Methane Abatement

“Methane abatement is one of the fastest available ways to reduce near-term climate pressure.” It refers to efforts to reduce methane emissions from oil and gas systems, waste, agriculture, and other sources through detection, repair, capture, and process changes. The concept matters because methane is a powerful greenhouse gas and many emissions are technically avoidable.

Executive Summary

Methane abatement matters because reducing methane can deliver relatively rapid climate benefits compared with some longer-horizon decarbonization measures. A large share of methane emissions come from activities where leaks, venting, flaring, or waste-management failures can be reduced with known technologies. That matters now because governments and firms want climate actions that can produce visible results quickly while longer-term system transitions remain underway. In practice, methane abatement has become one of the clearest examples of cost-effective climate action intersecting with energy governance and regulation.

The Strategic Mechanism

  • Methane sources are identified through monitoring, leak detection, site inspection, and measurement systems.
  • Operators then reduce emissions through repairs, equipment replacement, capture systems, improved waste handling, or changed agricultural practices.
  • In oil and gas, methane reduction often overlaps with better operational discipline and product capture.
  • The challenge is often institutional and regulatory rather than technological alone.
  • This makes methane abatement a governance problem as much as an engineering one.

Market & Policy Impact

  • Supports faster near-term climate gains than many slower infrastructure transitions.
  • Raises pressure on oil, gas, waste, and agricultural systems to improve monitoring and compliance.
  • Encourages adoption of methane accounting, measurement technology, and tighter standards.
  • Connects climate policy more directly to operational transparency and enforcement.
  • Makes methane a prominent test of whether emissions policy can deliver quick wins credibly.

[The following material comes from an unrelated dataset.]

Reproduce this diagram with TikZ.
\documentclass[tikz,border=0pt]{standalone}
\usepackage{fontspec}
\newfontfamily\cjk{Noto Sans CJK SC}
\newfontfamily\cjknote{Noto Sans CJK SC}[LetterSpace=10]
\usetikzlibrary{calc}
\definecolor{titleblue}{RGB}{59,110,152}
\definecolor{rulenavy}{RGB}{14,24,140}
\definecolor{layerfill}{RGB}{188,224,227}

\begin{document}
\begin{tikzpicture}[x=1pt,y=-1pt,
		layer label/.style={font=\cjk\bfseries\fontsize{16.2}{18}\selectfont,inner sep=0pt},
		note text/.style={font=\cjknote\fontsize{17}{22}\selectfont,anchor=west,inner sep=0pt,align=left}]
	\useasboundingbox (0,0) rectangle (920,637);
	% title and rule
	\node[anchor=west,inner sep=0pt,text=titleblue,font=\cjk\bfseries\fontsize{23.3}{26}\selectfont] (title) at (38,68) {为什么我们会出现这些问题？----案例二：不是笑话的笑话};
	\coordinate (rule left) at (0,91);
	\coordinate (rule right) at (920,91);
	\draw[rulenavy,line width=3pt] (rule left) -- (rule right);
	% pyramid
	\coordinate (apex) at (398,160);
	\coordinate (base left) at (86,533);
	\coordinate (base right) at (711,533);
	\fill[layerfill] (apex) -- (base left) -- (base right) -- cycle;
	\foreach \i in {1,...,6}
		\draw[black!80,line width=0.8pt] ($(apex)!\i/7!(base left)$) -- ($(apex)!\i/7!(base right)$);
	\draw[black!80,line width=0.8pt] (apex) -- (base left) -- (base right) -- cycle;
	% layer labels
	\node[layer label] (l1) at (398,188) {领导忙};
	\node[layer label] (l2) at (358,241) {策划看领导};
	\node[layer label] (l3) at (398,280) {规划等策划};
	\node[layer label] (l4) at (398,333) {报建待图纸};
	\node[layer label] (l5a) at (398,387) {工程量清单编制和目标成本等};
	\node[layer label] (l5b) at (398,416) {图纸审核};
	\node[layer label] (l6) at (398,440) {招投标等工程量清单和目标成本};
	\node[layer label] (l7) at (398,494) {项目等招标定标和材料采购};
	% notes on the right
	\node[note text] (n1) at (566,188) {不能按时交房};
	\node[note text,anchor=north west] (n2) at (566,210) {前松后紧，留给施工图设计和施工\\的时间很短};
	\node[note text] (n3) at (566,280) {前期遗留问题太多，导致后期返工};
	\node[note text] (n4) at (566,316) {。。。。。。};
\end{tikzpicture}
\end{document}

Modern Case Study: Methane Moves to the Front of Climate Action, 2023-2026

Between 2023 and 2026, methane abatement gained greater prominence as governments, international initiatives, and investors focused more explicitly on rapid emissions reductions outside the longer-cycle energy transition. The significance of this shift was that methane became a practical test case for whether climate policy could deliver measurable short-term gains using existing tools. The broader lesson was that methane reduction had moved from a technical subfield into a politically visible part of mainstream climate strategy, especially where oil and gas operations were concerned.